** Begin **

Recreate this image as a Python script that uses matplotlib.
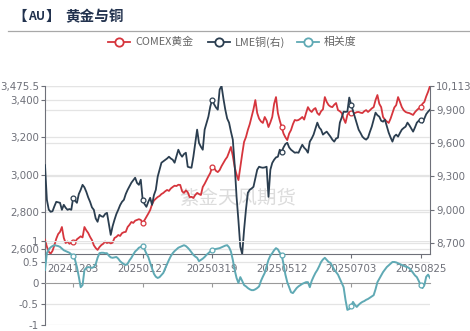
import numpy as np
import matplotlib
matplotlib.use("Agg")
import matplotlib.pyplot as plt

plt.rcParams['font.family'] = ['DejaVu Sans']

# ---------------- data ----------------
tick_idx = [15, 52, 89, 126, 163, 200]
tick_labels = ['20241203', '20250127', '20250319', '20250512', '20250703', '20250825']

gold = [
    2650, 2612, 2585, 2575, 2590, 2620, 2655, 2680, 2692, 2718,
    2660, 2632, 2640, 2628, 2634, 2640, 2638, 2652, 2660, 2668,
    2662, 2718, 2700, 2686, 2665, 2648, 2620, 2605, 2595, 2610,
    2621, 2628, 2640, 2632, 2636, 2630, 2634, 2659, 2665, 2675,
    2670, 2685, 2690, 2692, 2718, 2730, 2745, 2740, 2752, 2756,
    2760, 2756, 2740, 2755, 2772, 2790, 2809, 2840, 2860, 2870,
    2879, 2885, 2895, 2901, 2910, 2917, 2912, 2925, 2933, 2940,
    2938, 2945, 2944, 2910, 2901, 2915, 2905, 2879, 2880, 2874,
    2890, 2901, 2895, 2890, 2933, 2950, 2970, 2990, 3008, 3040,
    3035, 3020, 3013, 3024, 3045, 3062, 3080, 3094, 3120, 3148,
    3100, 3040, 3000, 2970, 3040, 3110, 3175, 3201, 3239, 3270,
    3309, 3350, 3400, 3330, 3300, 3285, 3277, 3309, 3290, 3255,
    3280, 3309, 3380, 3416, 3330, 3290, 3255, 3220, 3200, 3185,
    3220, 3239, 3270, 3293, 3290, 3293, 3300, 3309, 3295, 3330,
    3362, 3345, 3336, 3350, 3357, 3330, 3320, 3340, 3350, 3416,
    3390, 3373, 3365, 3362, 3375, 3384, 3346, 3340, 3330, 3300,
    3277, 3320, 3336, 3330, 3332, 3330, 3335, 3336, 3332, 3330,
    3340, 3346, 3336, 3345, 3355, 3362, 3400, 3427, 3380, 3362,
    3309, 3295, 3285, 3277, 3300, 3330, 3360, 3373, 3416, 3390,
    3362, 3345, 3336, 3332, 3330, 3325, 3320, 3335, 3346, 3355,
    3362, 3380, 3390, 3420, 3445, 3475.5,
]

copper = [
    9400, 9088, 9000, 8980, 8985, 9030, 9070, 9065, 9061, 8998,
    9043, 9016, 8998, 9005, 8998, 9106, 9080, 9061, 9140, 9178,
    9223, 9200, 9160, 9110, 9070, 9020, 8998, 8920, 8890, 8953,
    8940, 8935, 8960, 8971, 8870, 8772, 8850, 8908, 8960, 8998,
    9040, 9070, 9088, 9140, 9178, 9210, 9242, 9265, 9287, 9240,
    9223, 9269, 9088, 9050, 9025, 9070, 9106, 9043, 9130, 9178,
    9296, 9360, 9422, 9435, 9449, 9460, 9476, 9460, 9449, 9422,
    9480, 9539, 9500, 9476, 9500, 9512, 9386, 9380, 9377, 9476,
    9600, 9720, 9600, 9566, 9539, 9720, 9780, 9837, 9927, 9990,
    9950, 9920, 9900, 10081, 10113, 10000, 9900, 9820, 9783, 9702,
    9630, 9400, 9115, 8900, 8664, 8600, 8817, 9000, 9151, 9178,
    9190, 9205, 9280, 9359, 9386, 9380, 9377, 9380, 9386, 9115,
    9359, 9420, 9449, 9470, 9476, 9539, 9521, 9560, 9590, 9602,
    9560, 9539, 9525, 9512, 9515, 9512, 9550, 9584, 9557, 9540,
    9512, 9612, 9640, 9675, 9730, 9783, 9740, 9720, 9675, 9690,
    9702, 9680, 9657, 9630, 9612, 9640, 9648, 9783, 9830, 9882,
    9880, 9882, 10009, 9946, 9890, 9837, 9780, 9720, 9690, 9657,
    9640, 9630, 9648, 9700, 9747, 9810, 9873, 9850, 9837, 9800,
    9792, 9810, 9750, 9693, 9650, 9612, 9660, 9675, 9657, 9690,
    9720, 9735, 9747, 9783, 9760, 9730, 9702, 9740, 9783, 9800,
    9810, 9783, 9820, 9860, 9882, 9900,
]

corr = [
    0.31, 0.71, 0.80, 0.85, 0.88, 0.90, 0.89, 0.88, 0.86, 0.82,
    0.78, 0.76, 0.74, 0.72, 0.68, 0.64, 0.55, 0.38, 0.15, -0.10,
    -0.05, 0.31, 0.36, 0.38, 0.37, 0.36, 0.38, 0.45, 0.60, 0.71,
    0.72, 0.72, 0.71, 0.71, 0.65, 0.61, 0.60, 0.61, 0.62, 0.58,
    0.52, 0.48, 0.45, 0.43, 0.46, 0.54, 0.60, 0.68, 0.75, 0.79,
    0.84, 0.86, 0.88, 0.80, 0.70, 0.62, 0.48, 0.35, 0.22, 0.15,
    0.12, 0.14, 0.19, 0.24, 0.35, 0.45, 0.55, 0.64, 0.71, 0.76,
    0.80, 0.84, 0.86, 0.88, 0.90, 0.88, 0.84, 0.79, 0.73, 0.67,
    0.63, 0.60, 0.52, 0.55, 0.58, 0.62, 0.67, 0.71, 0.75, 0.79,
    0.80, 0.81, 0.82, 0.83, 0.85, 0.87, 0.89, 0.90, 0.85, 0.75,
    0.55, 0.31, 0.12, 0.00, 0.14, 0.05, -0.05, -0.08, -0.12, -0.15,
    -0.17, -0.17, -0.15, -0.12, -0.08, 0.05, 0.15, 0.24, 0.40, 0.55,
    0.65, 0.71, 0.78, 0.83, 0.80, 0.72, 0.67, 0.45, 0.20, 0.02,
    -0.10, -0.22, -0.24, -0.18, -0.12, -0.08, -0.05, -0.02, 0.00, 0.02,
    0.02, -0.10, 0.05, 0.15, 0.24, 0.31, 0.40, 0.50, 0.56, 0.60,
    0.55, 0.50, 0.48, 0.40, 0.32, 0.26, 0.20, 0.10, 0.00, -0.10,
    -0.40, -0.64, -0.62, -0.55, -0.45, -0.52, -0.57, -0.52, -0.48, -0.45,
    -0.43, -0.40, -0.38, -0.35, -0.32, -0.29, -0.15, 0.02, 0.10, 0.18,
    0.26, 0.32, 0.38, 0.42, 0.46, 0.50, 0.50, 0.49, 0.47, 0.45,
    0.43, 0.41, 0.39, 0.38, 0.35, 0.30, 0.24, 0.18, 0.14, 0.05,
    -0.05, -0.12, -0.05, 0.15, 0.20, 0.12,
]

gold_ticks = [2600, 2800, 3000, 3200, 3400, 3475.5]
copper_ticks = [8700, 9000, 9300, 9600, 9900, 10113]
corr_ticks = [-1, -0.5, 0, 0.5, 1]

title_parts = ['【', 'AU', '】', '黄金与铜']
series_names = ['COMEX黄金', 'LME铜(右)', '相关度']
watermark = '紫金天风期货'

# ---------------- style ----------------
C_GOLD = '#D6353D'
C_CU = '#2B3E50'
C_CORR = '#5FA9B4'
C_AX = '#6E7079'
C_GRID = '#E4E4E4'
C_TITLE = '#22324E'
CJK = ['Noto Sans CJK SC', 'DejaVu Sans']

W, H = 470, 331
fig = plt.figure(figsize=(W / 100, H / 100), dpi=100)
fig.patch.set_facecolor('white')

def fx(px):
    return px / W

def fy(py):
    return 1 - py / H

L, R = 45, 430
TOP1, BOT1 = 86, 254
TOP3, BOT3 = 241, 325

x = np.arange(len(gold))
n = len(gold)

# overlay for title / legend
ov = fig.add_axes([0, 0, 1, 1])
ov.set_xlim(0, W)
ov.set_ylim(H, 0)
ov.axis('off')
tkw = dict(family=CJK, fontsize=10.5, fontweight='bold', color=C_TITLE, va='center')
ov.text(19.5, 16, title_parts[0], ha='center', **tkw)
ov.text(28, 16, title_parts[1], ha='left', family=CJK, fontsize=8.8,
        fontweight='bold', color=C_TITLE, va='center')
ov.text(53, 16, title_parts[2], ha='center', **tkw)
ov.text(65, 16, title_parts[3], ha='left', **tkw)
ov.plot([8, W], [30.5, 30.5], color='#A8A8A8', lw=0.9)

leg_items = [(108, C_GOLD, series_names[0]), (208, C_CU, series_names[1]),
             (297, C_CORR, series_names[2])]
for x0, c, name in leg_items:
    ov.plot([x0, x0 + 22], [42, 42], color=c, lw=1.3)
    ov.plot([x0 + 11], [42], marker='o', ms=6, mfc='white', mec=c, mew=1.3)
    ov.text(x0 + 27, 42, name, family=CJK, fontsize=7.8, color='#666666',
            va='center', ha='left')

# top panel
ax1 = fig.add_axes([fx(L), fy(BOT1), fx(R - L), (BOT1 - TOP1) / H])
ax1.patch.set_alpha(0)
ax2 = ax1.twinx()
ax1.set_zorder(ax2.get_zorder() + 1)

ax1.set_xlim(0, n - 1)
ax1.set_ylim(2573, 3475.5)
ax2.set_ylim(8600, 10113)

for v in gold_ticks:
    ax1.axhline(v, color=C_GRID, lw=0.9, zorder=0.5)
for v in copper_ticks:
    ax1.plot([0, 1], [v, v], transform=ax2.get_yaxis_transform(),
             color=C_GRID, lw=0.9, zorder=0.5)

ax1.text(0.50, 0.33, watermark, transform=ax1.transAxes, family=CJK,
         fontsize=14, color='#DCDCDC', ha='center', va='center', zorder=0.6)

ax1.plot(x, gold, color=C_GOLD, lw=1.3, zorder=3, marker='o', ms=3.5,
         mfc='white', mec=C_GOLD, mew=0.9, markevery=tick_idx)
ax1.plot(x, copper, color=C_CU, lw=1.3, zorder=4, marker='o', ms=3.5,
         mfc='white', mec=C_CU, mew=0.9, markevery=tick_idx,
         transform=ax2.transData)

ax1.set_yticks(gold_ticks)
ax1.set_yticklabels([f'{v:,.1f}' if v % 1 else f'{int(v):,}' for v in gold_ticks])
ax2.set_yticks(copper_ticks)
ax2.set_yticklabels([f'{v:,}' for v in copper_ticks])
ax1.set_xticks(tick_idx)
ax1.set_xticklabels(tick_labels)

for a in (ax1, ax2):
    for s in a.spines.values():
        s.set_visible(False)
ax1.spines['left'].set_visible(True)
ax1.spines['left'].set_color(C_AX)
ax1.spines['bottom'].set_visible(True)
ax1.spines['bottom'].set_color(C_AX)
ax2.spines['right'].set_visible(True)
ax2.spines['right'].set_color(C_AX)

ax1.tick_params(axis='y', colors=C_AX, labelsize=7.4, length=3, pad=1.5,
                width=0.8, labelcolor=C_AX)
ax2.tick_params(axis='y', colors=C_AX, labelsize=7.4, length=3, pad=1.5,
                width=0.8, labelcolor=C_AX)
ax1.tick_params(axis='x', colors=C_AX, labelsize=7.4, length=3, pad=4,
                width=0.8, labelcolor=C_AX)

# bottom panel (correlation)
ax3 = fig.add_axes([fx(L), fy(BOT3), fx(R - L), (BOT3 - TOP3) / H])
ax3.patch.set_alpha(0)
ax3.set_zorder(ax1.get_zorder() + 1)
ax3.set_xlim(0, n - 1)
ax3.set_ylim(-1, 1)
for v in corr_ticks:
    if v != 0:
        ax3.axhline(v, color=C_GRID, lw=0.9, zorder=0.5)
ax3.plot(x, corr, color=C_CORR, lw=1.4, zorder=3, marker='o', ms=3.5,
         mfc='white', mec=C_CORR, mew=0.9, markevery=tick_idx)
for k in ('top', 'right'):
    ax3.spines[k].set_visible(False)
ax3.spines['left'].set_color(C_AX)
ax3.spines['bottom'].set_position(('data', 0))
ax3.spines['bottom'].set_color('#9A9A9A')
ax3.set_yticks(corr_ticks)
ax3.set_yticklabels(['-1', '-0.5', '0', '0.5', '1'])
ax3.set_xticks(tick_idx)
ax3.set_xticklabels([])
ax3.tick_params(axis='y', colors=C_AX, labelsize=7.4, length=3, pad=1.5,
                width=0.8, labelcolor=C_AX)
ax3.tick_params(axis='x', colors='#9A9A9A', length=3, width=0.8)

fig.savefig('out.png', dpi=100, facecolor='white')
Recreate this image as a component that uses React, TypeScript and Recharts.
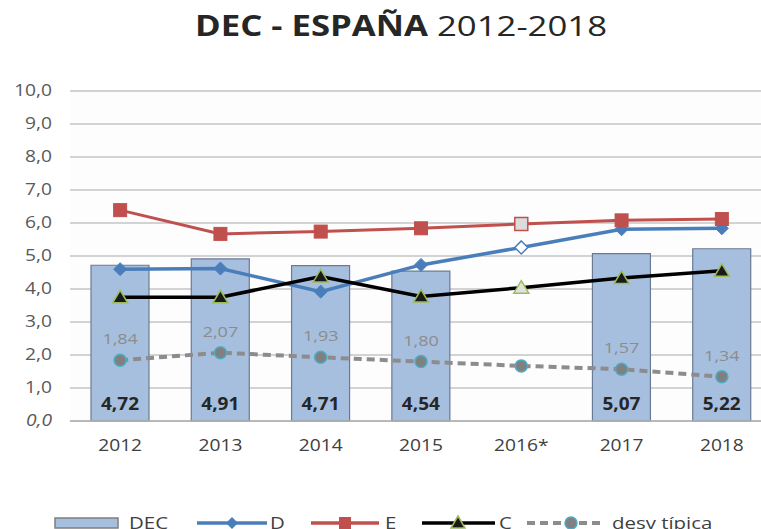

** End **

Identify and extract each line of the listing that contains "image".

Recreate this image as a Python script that uses matplotlib.
Recreate this image as a component that uses React, TypeScript and Recharts.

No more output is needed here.